Garza stresses that this question is raised because of the relatively small impact that holistic review has when such a large share of the class at UT-Austin is admitted through the percent plan. "It is undeniable that the University admits only a small number of minority students under race-conscious holistic review," he writes. "In 2008, the sole year at issue in this case, less than 20 percent of the class was evaluated under the race-conscious holistic review process. Even if we assume that all minority students who were admitted and enrolled in that year through the race-conscious holistic review process gained admission because of their race, this number is strikingly small -- only 216 African-American and Hispanic students in an entering class of 6,322. The university fails to explain how this small group contributes to its 'critical mass' objective."

Non-Shocking Reactions

As soon as the appeals court decision was handed down, various players issued reactions, but none of those reactions suggested new positions.

Fisher, through her lawyers, issued a statement vowing to keep fighting. “It is disappointing that the judges hearing my case are not following the Supreme Court’s ruling last summer. I remain committed to continuing this lawsuit even if it means we appeal to the Supreme Court once again," she said. "It is a shame that for the last six years, hundreds of UT applicants were denied admission because of UT’s racial and ethnic preferences."

Jennifer Gratz, CEO of the XIV Foundation (which campaigns against the consideration of race in admissions) and a plaintiff in an earlier lawsuit on the issue against the University of Michigan, issued a statement criticizing the appeals court's decision, but seeing what (for her) is a silver lining. "Today’s Fisher decision leaves the door open for the Supreme Court to issue the broad ruling many pundits expected from its first hearing," Gratz said.

Bill Powers, president of UT-Austin, issued a statement saying that he was "very gratified" by Tuesday's ruling. "This ruling ensures that our campus, our state, and the entire nation will benefit from the exchange of ideas and thoughts that happens when students who are diverse in all regards come together in the classroom, at campus events, and in all aspects of campus life," he said.

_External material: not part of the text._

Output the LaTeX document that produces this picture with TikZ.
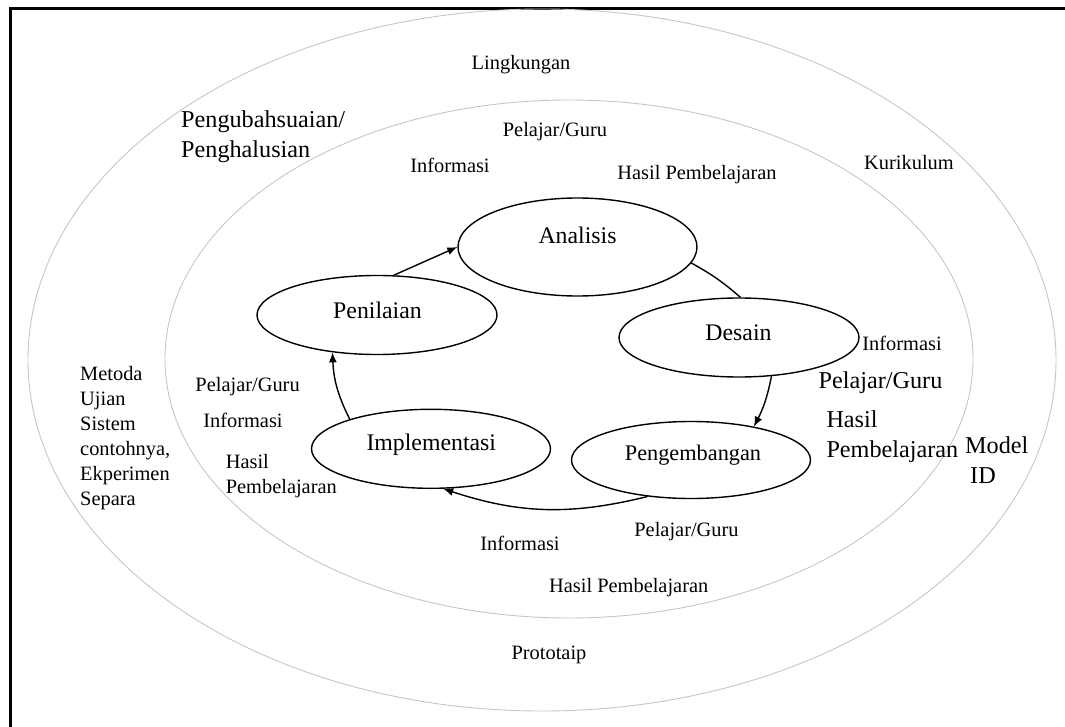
\documentclass[tikz,border=0pt]{standalone}
\usepackage{fontspec}
\setmainfont{Liberation Serif}
\usepackage{tikz}
\usetikzlibrary{arrows.meta}
\usetikzlibrary{shapes.geometric}

\tikzset{
  ring/.style={gray!45,line width=0.9pt},
  phase/.style={draw,ellipse,line width=1.4pt,inner sep=0pt},
  phasetext/.style={font=\fontsize{23.8}{28}\selectfont,inner sep=0pt},
  small/.style={font=\fontsize{20.4}{25}\selectfont,inner sep=0pt},
  large/.style={font=\fontsize{24.2}{30}\selectfont,inner sep=0pt},
  flow/.style={line width=1.4pt,-{Latex[length=10pt,width=8pt]}}
}

\begin{document}
\begin{tikzpicture}[x=1pt,y=1pt]
\useasboundingbox (0,0) rectangle (1065,-727);
% frame (only top and left edge show)
\draw[line width=2.5pt] (10.5,-727) -- (10.5,-8.3) -- (1065,-8.3);

% rings
\draw[ring] (542,-360) ellipse [x radius=514,y radius=351];
\draw[ring] (569,-359) ellipse [x radius=404,y radius=259];

% phases
\node[phase,minimum width=239,minimum height=98] (analisis) at (577.5,-247) {};
\node[phase,minimum width=240,minimum height=79] (penilaian) at (377,-315) {};
\node[phase,minimum width=240,minimum height=79] (desain) at (739,-337.5) {};
\node[phase,minimum width=239,minimum height=79] (implementasi) at (431,-448.8) {};
\node[phase,minimum width=239,minimum height=77] (pengembangan) at (691,-460) {};

\node[phasetext] (analisis-t) at (577.5,-235) {Analisis};
\node[phasetext] (penilaian-t) at (377.5,-310) {Penilaian};
\node[phasetext] (desain-t) at (738.5,-333) {Desain};
\node[phasetext] (implementasi-t) at (431.3,-445) {Implementasi};
\node[phasetext,font=\fontsize{22.3}{26}\selectfont] (pengembangan-t) at (693,-455) {Pengembangan};

% cycle
\draw[flow] (penilaian.67.5) -- (analisis.west);
\draw[line width=1.4pt] (analisis.-8) to[bend left=6] (desain.88.5);
\draw[flow] (desain.-50) to[bend left=8] (pengembangan.28);
\draw[flow] (pengembangan.220) to[bend left=16] (implementasi.-73);
\draw[flow] (implementasi.160) to[bend left=12] (penilaian.220);

% outer ring texts
\node[small] (lingkungan) at (521,-65) {Lingkungan};
\node[large,align=left,anchor=west] (ubah) at (181,-137) {Pengubahsuaian/\\Penghalusian};
\node[small] (kurikulum) at (909,-163) {Kurikulum};
\node[small,align=left,anchor=west] (metoda) at (80,-438) {Metoda\\Ujian\\Sistem\\contohnya,\\Ekperimen\\Separa};
\node[large,align=left,anchor=west] (model) at (965,-460) {Model\\\hspace*{5pt}ID};
\node[small] (prototaip) at (549,-655) {Prototaip};

% inner ring texts
\node[small] (pg1) at (555,-132) {Pelajar/Guru};
\node[small] (inf1) at (450,-165) {Informasi};
\node[small] (hp1) at (697,-175) {Hasil Pembelajaran};

\node[small] (pg2) at (247.6,-387) {Pelajar/Guru};
\node[small] (inf2) at (243,-420) {Informasi};
\node[small,align=left,anchor=west] (hp2) at (225.6,-476) {Hasil\\Pembelajaran};

\node[small] (inf3) at (902,-343) {Informasi};
\node[large] (pg3) at (880.5,-383) {Pelajar/Guru};
\node[large,align=left,anchor=west] (hp3) at (826.3,-437) {Hasil\\Pembelajaran};

\node[small] (inf4) at (520,-543) {Informasi};
\node[small] (pg4) at (686.5,-532) {Pelajar/Guru};
\node[small] (hp4) at (628.7,-588) {Hasil Pembelajaran};
\end{tikzpicture}
\end{document}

Ada Meloy, general counsel of the American Council on Education, said via email that she found the decision "thoughtful" and hoped that it would help continue the legal analysis that has allowed colleges to consider race in admissions. "The Supreme Court’s earlier opinion did not close that door, and we hope it will remain open to allow  consideration of race and ethnicity when properly carried out in support of an institution’s mission," she said.